>> START

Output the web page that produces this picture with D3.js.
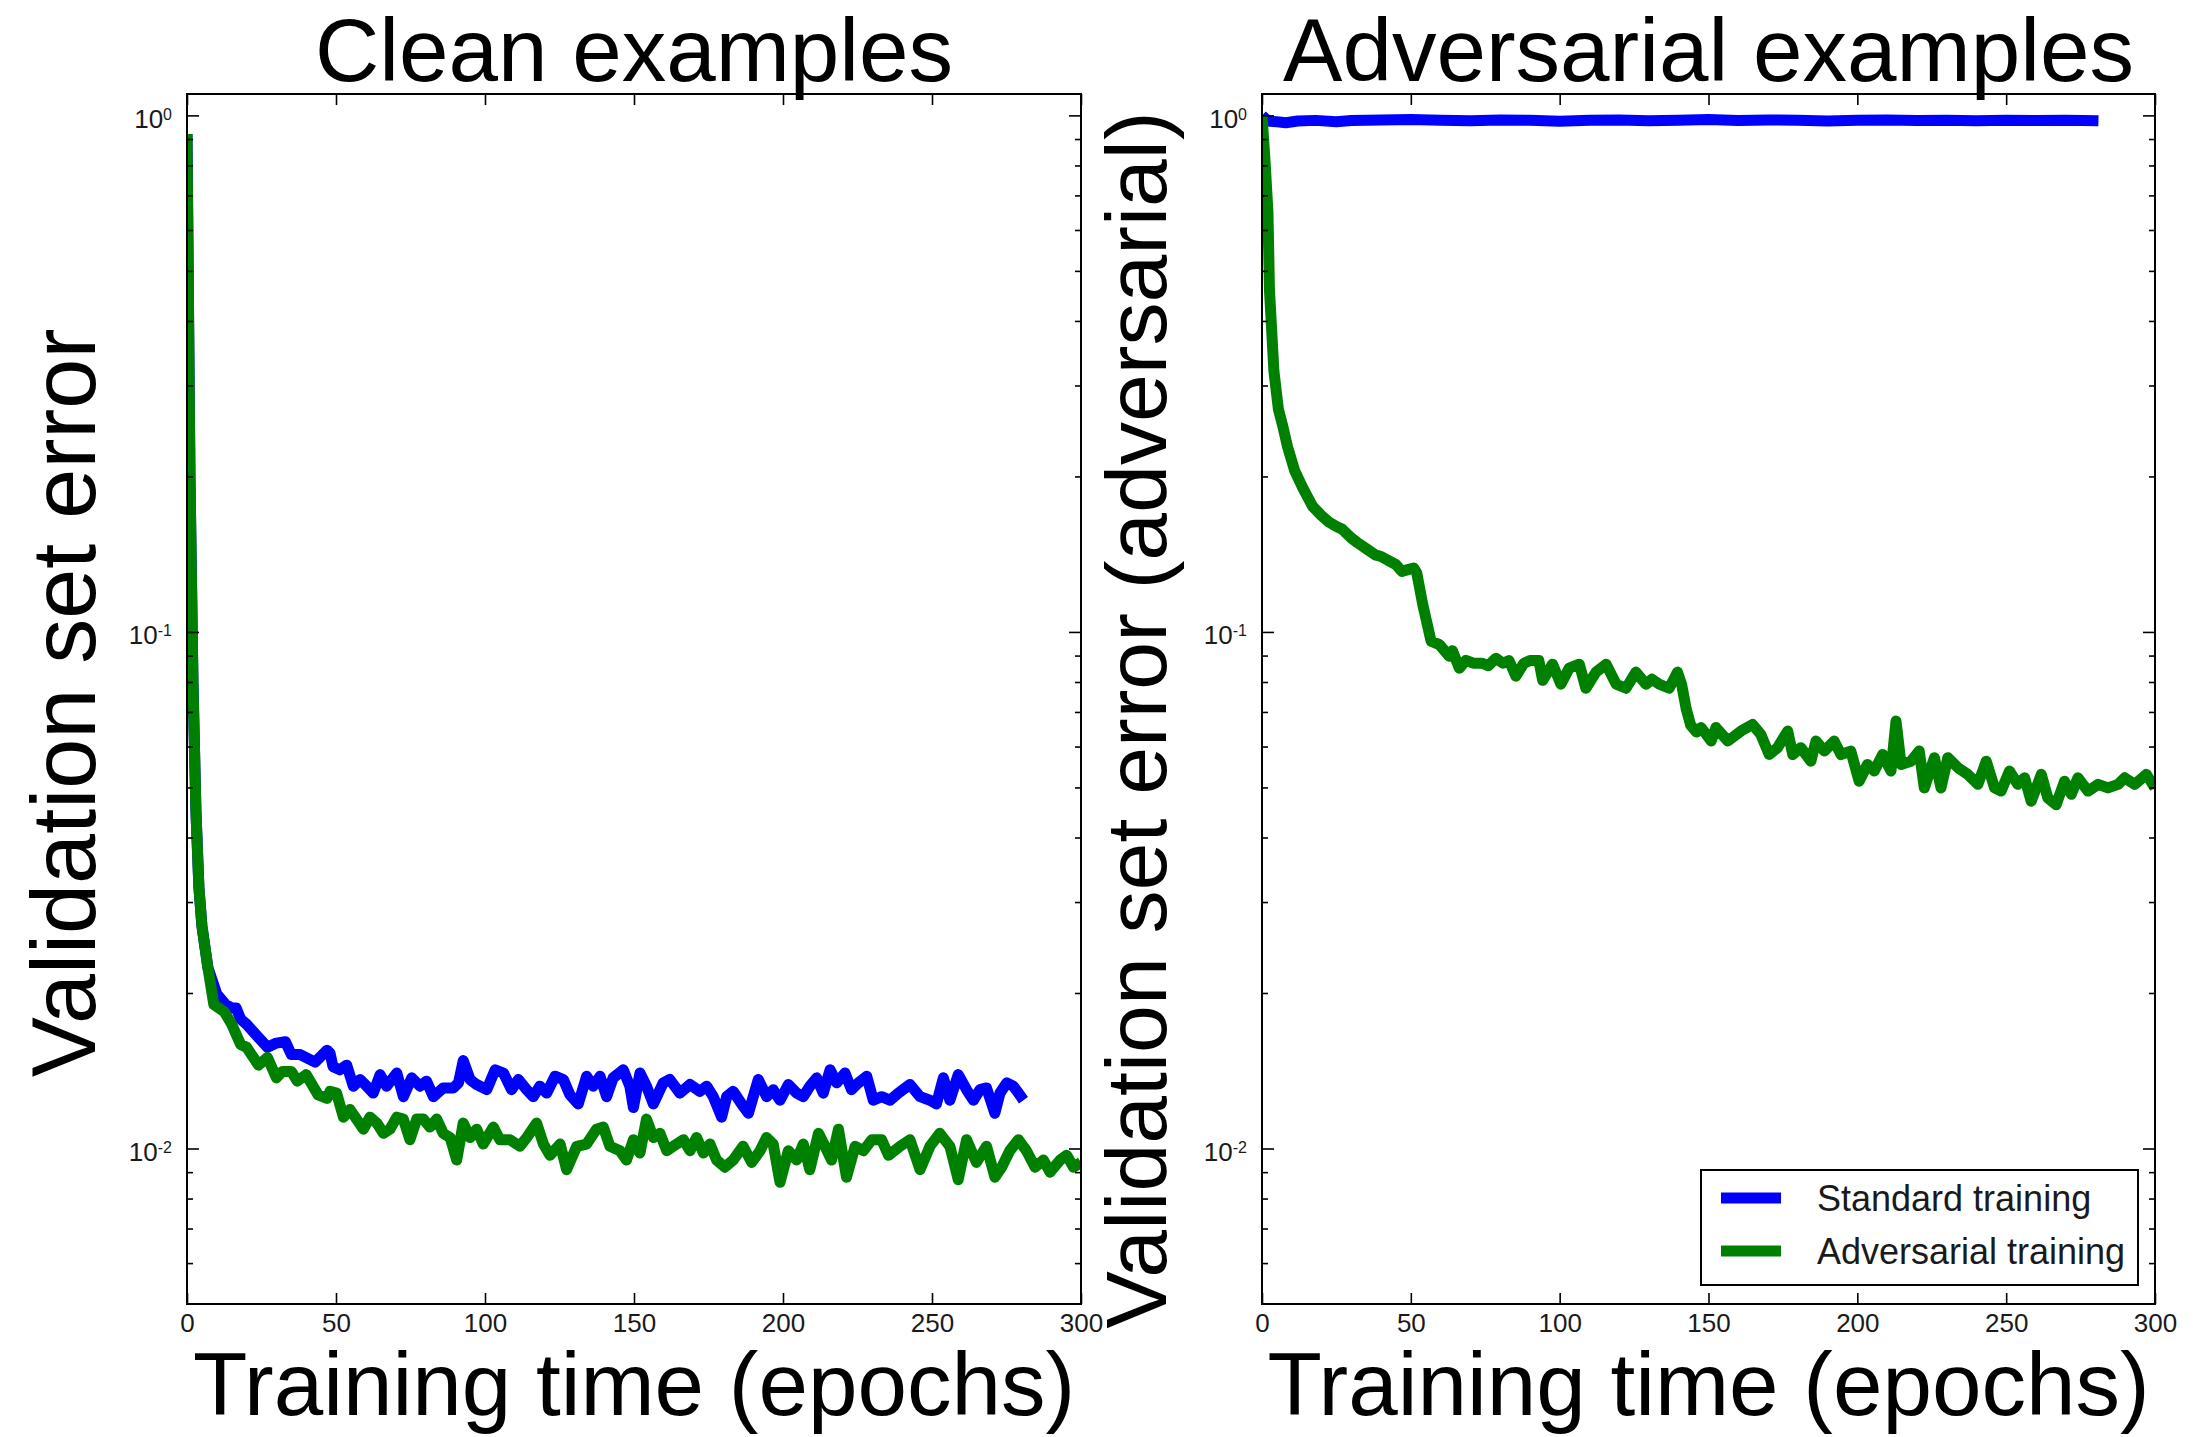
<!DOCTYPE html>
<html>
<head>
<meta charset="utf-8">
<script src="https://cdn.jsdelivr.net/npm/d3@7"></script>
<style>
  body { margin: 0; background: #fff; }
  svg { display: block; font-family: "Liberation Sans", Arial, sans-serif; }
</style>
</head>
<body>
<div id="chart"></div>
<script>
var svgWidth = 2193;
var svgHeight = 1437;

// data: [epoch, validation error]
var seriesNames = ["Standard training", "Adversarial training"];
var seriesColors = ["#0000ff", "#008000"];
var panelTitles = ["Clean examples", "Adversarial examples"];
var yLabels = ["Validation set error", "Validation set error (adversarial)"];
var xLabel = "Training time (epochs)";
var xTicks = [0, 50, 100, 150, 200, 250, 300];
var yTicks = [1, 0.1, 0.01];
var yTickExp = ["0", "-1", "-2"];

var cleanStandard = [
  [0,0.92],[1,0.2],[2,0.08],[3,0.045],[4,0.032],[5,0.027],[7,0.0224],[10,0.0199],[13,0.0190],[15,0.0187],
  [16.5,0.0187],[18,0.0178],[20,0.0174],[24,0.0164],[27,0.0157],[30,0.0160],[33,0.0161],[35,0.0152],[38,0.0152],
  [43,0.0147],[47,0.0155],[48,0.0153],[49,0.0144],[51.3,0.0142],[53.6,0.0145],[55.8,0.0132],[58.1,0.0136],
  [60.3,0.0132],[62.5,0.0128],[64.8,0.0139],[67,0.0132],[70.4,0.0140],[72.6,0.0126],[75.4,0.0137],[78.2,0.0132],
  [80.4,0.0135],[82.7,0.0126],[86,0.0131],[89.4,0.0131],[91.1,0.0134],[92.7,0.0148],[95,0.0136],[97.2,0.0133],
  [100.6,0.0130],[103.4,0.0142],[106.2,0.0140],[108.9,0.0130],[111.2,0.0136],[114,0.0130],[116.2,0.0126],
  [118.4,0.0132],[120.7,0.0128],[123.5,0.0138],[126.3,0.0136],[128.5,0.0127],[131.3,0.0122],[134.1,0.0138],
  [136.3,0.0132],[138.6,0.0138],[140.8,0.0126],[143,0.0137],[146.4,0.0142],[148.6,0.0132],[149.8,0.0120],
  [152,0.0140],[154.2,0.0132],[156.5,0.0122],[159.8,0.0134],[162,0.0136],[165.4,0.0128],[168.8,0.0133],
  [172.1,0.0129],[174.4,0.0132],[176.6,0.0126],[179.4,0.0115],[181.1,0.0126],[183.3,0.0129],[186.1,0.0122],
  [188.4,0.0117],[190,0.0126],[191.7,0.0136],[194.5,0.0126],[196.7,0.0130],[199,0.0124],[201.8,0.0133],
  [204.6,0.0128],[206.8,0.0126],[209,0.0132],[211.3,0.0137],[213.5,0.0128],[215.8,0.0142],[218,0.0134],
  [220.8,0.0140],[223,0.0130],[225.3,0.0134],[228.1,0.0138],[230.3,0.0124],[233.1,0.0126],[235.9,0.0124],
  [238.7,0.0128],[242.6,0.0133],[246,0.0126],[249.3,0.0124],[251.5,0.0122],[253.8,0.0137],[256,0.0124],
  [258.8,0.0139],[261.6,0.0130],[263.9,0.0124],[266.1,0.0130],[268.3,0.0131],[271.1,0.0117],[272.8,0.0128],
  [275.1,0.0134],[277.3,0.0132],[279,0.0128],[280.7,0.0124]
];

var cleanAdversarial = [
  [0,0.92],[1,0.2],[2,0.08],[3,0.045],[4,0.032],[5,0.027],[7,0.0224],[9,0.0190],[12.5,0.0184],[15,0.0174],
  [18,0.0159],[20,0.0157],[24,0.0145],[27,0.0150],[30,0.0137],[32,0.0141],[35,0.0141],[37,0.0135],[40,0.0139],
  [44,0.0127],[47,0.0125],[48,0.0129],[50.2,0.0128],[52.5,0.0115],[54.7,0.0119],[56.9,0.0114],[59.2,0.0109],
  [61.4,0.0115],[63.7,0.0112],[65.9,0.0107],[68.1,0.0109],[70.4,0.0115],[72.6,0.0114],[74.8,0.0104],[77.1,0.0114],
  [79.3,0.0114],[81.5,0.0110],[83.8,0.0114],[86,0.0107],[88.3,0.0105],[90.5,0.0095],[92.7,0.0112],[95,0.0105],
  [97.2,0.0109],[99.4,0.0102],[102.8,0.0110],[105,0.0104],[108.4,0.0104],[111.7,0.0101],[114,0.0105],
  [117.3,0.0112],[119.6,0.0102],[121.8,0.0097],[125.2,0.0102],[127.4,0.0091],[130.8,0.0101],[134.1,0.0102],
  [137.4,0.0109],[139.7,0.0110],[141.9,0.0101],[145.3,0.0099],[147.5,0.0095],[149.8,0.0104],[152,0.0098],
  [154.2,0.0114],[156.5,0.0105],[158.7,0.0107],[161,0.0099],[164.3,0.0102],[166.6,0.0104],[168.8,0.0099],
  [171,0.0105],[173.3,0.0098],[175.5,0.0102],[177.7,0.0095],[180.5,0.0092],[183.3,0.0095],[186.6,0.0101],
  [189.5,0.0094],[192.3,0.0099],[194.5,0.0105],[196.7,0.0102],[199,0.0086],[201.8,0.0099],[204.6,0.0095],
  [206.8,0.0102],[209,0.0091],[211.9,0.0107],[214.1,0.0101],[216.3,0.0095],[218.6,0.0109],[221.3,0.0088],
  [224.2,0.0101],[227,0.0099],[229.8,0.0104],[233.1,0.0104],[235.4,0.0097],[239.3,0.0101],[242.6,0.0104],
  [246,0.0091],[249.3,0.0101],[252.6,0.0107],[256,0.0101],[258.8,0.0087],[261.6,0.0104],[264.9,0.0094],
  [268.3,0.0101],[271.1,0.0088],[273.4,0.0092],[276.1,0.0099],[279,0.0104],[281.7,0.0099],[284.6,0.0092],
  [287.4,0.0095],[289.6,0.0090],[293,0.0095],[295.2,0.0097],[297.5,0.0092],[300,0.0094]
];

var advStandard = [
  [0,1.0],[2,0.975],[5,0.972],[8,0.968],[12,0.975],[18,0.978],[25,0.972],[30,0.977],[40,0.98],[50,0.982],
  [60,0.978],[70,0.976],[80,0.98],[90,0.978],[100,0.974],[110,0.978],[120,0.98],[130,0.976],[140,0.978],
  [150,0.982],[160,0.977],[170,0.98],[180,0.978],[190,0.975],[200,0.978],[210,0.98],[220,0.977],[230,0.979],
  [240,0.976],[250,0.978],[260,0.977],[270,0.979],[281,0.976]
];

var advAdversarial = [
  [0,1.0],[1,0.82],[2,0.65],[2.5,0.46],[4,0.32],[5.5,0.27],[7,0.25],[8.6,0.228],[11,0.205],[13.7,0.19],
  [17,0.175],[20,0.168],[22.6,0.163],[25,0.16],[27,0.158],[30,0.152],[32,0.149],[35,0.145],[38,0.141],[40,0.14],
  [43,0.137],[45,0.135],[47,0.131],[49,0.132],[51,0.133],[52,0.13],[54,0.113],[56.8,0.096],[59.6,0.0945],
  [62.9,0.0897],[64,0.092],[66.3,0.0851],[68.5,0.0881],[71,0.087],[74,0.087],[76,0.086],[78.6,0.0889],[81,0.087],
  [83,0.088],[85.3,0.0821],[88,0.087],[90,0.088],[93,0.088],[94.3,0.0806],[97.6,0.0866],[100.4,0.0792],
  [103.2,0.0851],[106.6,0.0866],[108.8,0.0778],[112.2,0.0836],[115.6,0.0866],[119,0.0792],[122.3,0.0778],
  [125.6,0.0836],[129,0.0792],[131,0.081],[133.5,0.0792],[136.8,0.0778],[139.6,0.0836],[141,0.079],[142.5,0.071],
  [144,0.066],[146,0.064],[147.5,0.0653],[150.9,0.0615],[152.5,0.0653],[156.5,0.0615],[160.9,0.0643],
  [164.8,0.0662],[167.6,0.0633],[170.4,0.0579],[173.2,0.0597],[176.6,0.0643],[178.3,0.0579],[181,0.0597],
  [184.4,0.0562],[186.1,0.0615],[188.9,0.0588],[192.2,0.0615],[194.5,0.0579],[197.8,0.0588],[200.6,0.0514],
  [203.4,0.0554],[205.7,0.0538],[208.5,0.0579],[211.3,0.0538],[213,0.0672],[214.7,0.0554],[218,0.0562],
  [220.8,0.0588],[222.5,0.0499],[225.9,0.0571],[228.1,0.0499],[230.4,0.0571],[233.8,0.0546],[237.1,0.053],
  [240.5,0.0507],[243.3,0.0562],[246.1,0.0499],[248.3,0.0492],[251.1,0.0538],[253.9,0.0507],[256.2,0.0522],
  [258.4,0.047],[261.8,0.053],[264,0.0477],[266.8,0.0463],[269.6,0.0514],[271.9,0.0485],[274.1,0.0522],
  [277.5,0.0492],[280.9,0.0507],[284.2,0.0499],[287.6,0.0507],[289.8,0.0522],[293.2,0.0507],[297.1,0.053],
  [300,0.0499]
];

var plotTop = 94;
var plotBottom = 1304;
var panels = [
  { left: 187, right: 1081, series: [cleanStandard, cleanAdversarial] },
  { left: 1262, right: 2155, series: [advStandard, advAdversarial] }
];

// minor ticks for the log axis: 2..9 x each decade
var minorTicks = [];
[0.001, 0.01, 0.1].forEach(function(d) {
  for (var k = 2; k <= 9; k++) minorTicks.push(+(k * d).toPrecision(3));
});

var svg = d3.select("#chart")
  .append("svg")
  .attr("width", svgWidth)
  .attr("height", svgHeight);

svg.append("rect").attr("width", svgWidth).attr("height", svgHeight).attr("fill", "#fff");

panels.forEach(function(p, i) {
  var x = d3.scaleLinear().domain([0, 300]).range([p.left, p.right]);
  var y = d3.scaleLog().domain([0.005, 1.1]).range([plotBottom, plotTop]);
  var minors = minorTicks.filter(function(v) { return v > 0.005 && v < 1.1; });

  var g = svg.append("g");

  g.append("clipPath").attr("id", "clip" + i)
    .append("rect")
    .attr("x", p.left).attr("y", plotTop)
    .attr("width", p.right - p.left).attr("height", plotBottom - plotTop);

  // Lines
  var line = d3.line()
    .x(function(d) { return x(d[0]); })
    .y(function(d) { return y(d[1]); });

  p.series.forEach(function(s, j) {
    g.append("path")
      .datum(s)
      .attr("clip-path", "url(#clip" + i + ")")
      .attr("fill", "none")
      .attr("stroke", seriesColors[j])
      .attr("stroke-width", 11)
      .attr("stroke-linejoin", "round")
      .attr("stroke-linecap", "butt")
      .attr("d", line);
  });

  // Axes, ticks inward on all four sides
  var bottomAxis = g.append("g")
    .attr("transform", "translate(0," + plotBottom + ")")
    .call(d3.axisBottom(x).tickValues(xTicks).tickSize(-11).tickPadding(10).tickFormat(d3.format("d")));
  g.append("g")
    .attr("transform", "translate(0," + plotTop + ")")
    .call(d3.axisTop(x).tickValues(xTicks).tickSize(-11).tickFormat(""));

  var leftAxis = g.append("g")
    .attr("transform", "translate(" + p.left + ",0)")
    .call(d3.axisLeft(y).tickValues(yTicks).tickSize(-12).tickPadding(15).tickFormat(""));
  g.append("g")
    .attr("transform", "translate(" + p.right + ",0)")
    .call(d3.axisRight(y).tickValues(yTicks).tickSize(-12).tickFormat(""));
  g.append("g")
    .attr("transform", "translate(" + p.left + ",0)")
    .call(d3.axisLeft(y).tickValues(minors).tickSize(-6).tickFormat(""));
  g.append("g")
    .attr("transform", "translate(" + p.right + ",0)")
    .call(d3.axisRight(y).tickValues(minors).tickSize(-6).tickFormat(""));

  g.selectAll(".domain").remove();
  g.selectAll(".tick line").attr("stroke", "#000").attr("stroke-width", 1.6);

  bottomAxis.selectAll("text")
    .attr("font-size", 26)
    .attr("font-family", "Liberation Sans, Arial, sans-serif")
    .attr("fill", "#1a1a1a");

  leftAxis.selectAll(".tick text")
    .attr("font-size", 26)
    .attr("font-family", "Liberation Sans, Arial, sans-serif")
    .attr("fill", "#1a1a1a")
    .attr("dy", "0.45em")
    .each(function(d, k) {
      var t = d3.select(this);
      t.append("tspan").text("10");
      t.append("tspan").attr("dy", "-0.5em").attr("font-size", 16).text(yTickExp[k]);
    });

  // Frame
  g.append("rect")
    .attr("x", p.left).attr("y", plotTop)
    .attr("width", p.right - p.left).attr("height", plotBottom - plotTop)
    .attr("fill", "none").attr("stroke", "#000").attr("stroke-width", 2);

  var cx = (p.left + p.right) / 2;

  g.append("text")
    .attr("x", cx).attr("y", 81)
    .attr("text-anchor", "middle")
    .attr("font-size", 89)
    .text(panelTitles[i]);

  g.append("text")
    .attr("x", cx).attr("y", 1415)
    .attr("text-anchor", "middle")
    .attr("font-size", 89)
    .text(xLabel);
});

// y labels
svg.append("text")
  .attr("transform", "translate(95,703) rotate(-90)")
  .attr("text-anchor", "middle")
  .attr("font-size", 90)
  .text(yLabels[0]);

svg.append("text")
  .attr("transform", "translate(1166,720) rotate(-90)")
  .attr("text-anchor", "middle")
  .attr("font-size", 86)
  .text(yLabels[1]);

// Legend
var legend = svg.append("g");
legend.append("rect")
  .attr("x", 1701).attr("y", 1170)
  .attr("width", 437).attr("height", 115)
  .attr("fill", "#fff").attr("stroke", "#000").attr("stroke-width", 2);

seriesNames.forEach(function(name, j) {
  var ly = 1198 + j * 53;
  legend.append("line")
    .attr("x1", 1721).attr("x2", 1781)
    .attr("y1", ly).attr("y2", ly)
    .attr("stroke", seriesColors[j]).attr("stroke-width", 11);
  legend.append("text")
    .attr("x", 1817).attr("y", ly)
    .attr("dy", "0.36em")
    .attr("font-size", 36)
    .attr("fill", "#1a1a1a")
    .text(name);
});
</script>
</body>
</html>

>> END

** Directions for this task **
Without any pictures, reproduce the lines from the first one in the material through the line that has "var svgHeight = 1437;", exactly as they appear.

** Complete response **
Output the web page that produces this picture with D3.js.
<!DOCTYPE html>
<html>
<head>
<meta charset="utf-8">
<script src="https://cdn.jsdelivr.net/npm/d3@7"></script>
<style>
  body { margin: 0; background: #fff; }
  svg { display: block; font-family: "Liberation Sans", Arial, sans-serif; }
</style>
</head>
<body>
<div id="chart"></div>
<script>
var svgWidth = 2193;
var svgHeight = 1437;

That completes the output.